Armazenamento de dados é fundamental
Especialista afirma que esse é um dos pontos mais importantes e que deve figurar em qualquer legislação da web.
Definir regras que responsabilizam e orientam a ação dos provedores de acesso à internet é uma das questões fundamentais para a aprovação de uma lei sobre crimes eletrônicos. Na avaliação do advogado Coriolano Aurélio de Almeida Camargo Santos, da comissão de Crimes de Alta Tecnologia na Ordem dos Advogados Brasileiros (OAB), um dos pontos mais importantes que devem figurar em qualquer lei é o que prevê que provedores guardem as informações dos logs de acesso por pelo menos três anos.
Santos acredita que o armazenamento desses dados pode ser de grande valia para os processos criminais. ‘Os provedores estão colaborando, novas leis estão tratando do assunto e a criação do marco civil está adiantada’, conta.
Segundo ele, a necessidade de criação de uma lei ampla se explica pela existência do crime organizado até no mundo virtual. ‘O vilão dessa história é o crime organizado.
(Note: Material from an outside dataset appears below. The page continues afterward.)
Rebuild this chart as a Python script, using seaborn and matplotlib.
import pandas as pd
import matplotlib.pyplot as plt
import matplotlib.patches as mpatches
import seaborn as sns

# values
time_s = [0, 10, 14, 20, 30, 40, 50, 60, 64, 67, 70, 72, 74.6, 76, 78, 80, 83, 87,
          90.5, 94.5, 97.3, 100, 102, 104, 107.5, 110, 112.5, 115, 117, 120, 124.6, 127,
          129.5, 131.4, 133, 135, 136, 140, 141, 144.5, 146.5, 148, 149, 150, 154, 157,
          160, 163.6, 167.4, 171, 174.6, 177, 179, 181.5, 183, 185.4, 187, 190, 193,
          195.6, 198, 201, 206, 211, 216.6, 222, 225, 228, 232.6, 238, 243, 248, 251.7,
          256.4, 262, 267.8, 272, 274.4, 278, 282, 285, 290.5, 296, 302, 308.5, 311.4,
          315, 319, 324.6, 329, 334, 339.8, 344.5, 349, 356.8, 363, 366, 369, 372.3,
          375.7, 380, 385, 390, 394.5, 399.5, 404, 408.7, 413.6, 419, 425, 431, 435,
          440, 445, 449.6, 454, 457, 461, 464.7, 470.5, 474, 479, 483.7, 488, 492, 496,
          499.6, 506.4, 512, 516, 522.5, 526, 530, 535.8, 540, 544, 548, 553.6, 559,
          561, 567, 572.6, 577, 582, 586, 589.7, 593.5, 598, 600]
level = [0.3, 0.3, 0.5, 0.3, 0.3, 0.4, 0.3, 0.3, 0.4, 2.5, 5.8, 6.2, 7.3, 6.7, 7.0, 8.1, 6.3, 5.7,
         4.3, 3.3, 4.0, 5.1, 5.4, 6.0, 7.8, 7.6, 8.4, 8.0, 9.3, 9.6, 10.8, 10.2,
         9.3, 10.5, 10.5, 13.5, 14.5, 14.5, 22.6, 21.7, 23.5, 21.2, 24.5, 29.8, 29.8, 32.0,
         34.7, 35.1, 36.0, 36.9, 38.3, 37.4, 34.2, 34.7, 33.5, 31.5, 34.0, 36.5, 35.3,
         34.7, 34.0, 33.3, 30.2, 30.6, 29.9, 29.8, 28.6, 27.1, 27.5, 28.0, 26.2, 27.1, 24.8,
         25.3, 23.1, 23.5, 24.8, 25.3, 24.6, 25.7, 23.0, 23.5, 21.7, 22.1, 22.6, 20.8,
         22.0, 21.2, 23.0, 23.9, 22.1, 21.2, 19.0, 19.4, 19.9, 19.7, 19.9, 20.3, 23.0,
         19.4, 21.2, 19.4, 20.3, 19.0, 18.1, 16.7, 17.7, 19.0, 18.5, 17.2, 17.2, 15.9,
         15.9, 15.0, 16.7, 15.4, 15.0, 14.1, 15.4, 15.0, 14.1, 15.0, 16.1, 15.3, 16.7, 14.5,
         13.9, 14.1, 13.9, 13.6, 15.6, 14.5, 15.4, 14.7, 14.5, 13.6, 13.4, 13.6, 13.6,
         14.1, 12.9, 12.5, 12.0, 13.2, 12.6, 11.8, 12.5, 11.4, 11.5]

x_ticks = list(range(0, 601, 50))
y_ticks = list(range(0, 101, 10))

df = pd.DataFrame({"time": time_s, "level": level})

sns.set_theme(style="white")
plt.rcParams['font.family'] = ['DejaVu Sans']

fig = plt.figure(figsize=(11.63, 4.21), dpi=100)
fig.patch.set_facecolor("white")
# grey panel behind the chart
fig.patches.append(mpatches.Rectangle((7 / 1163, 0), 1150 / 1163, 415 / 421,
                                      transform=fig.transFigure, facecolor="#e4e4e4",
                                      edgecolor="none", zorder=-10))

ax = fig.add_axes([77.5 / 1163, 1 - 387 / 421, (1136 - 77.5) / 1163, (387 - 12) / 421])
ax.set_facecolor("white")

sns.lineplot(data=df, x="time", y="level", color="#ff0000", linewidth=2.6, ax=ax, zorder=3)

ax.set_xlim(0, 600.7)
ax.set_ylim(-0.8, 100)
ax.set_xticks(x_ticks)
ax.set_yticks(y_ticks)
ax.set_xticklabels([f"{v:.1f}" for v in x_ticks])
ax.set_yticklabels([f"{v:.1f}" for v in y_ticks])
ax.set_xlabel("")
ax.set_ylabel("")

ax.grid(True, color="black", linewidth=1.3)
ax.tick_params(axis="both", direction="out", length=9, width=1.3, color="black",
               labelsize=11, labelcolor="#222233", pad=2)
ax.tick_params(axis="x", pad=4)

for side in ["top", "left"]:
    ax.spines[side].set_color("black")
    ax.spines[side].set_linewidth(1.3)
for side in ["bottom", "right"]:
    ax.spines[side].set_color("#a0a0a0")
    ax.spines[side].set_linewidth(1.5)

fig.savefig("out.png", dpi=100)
Existem muitos criminosos que migraram suas atividades para o mundo virtual’, argumenta.
Santos conta que grupos hierarquizados atuam principalmente na área de roubo de dados financeiros. ‘Eles fazem clonagens de cartões de crédito, fraudes bancárias, espalham e-mails falsos para invadir computadores e realizar mais fraudes’, comenta.
Mas nem só de clonagem de cartões bancários vivem esses criminosos. ‘Quando invadem máquinas e descobrem informações comprometedoras, esses bandidos fazem chantagens’, conta o advogado.
Segundo a Kaspersky Lab, o Brasil é um dos países que lideram o ranking dos que mais enviam e-mails maliciosos. A empresa, que fornece soluções de segurança, explica que os criminosos virtuais, conhecidos como crackers, estão usando as redes sociais para disseminar vírus e para enganar usuários.
A atividade é tão lucrativa que 95% de todos os vírus criados visam furtar dados financeiros. A instituição acredita que o prejuízo provocado pelo roubo de dados financeiros chega a US$ 40 bilhões por ano em todo mundo.